İlk nokta, Seyyid Hasan Nasrullah’ın düşman ile savaştaki psikolojik savaşın öneminin farkında olmasıdır. Buna ilaveten Nasrullah direniş ekseninin bu psikolojik savaştan etkilenmesini önlemektedir. Nasrullah kesin sözleri ve uyarıları ve bu uyarıları hayata geçirmek ile psikolojik savaş alanında Siyonist rejim ve destekçilerine karşı galip gelmiştir. 

İkinci önemli nokta ise, Seyyid Hasan Nasrullah’ın açıklamaları ve girişimlerinin Direniş Gruplarının çok güçlü bir dini hüviyet çerçevesinde hareket ettiğini ispatlamasıdır. Muharremin ilk gününde Siyonist İsrail’e gösterilen tepki de bu doğrultuda idi. Seyyid Hasan Nasrullah ise Tasua akşamı yaptığı konuşmasında şöyle bir vurguda bulunmuştu:

“Trump ve Netanyahu’ya bizim İmam Hüseyin as’ın yolunda yürüyen bir halk olduğumuz ve yaptırımların azmimiz ve irademizi etkilemeyeceği ispatlanacaktır. “

Bir diğer yandan ise Direniş Ekseni’nin düşman Siyonist Rejim karşısında pratikte zafere kavuştuğu da ispatlanmıştır. 

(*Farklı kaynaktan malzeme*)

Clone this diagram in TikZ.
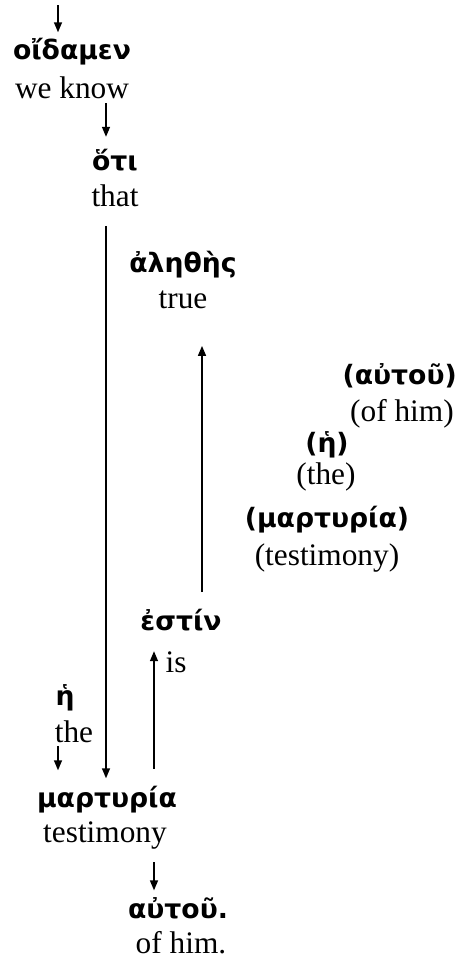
\documentclass[tikz,border=0pt]{standalone}
\usepackage{fontspec}
\setmainfont{Liberation Serif}
\newfontfamily\grk{DejaVu Sans Bold}
\usetikzlibrary{arrows.meta}

\tikzset{
	gr/.style={font=\grk\fontsize{20}{23}\selectfont, inner sep=0pt},
	en/.style={font=\fontsize{23.5}{27}\selectfont, inner sep=0pt},
	arr/.style={-{Triangle[length=7.5pt, width=6pt]}, line width=1.1pt}
}

\begin{document}
\begin{tikzpicture}[x=0.75pt, y=-0.75pt]
	\useasboundingbox (0,0) rectangle (463,960);
	% Words, top to bottom:
	\node[gr] (oidamen) at (72,52) {οἴδαμεν};
	\node[en] (weknow) at (72,88) {we know};
	\node[gr] (hoti) at (115,160) {ὅτι};
	\node[en] (that) at (115,196) {that};
	\node[gr] (alethes) at (183,265) {ἀληθὴς};
	\node[en] (true) at (183,300) {true};
	\node[gr, anchor=east] (autouP) at (457,376) {(αὐτοῦ)};
	\node[en, anchor=east] (ofhimP) at (454,414) {(of him)};
	\node[gr] (heP) at (327,445) {(ἡ)};
	\node[en] (theP) at (326,477) {(the)};
	\node[gr] (martyriaP) at (327,520) {(μαρτυρία)};
	\node[en] (testimonyP) at (327,558) {(testimony)};
	\node[gr] (estin) at (181,620) {ἐστίν};
	\node[en] (is) at (176,662) {is};
	\node[gr] (he) at (65,698) {ἡ};
	\node[en] (the) at (74,732) {the};
	\node[gr] (martyria) at (107,800) {μαρτυρία};
	\node[en] (testimony) at (105,835) {testimony};
	\node[gr] (autou) at (178,908) {αὐτοῦ.};
	\node[en] (ofhim) at (181,943) {of him.};
	% Arrows:
	\coordinate (in) at (58,5);
	\coordinate (xhoti) at (106,0);
	\coordinate (xup) at (202,0);
	\coordinate (xis) at (154,0);
	\draw[arr, shorten >=4.5pt] (in) -- (in |- oidamen.north);
	\draw[arr, shorten <=3pt, shorten >=9pt] (weknow.south -| xhoti) -- (xhoti |- hoti.north);
	\draw[arr, shorten <=14pt, shorten >=6pt] (that.south -| xhoti) -- (xhoti |- martyria.north);
	\draw[arr, shorten <=12.5pt, shorten >=27.5pt] (estin.north -| xup) -- (xup |- true.south);
	\draw[arr, shorten <=13pt] (martyria.north -| xis) -- (xis |- is.north);
	\draw[arr, shorten <=2pt, shorten >=12pt] (the.south -| in) -- (in |- martyria.north);
	\draw[arr, shorten <=10pt, shorten >=5pt] (testimony.south -| xis) -- (xis |- autou.north);
\end{tikzpicture}
\end{document}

Mayıs 2019’daki İki Günlük Savaş’ta Direniş Grupları yaklaşık işgal altındaki topraklara 700 füze fırlattı. Bunlardan sadece 100’ü Demir Kubbe savunma sistemi tarafından imha edilebildi. 

Buna ilaveten Siyonist İHA’ların 25 Ağustos Lübnan hava sahasını ihlali ve saldırıları da Hizbullah’ın bir Eylül tepkisi ile karşılaştı. Bunun devamında ise iki İsrail İHA’sı Pazartesi günü Gazze Şeridi ve Lübnan’da düşürüldü. 

Filistin Direniş Güçleri ise Pazartesi akşamı Gazze Şeridi’nin Doğu’sundaki Refah bölgesinde bir Siyonist Rejim İHA’sını hedef aldı. Siyonist ordusu da bunu onayladı. 

Lübnan Hizbullah hareketi güçleri Pazartesi akşamı bir kez daha bir diğer Siyonist İHA’sını Lübnan’ın Güney’inde yer alan Ramiya bölgesinde düşürdüğünü duyurdu. 

İşte bu girişimler Direniş Ekseni’nin pratikteki gücünü Siyonist Rejim karşısında göstermiş oldu. Siyonist Rejim ise son İHA düşürme olaylarını inkar etmeye çalışsa da nihayetinde itiraf etmek zorunda kaldı. 

Bu doğrultuda Zehir Andraus Ray El-Yevm gazetesinde şöyle yazdı: “Siyonist rejimin İHA’larının Lübnan hava sahasında düşürülmesine itiraf etmesi Seyyid Hasan Nasrullah ve Hizbullah liderinin başlattığı yeni dehşet denkleminin başlangıcının emaresidir.”

Bu yazının devamında şöyle okuyoruz: “Hizbullah’ın bildirisinin ardından Siyonist İsrail’in İHA’larının düşürülmesine itirafı iki hususun göstergesidir. İlk olarak işgalci Siyonist Rejimin bu düşürme olaylarını gizlemeye çalıştığı bir sırada Hizbullah’ın bu olayı açıklamayacağını beklemesi idi. İkincisi ise Hizbullah’ın Siyonist İsrail’i yeni bir psikolojik ve medyatik savaşa çekip onu bu savaşta yenmesi idi.”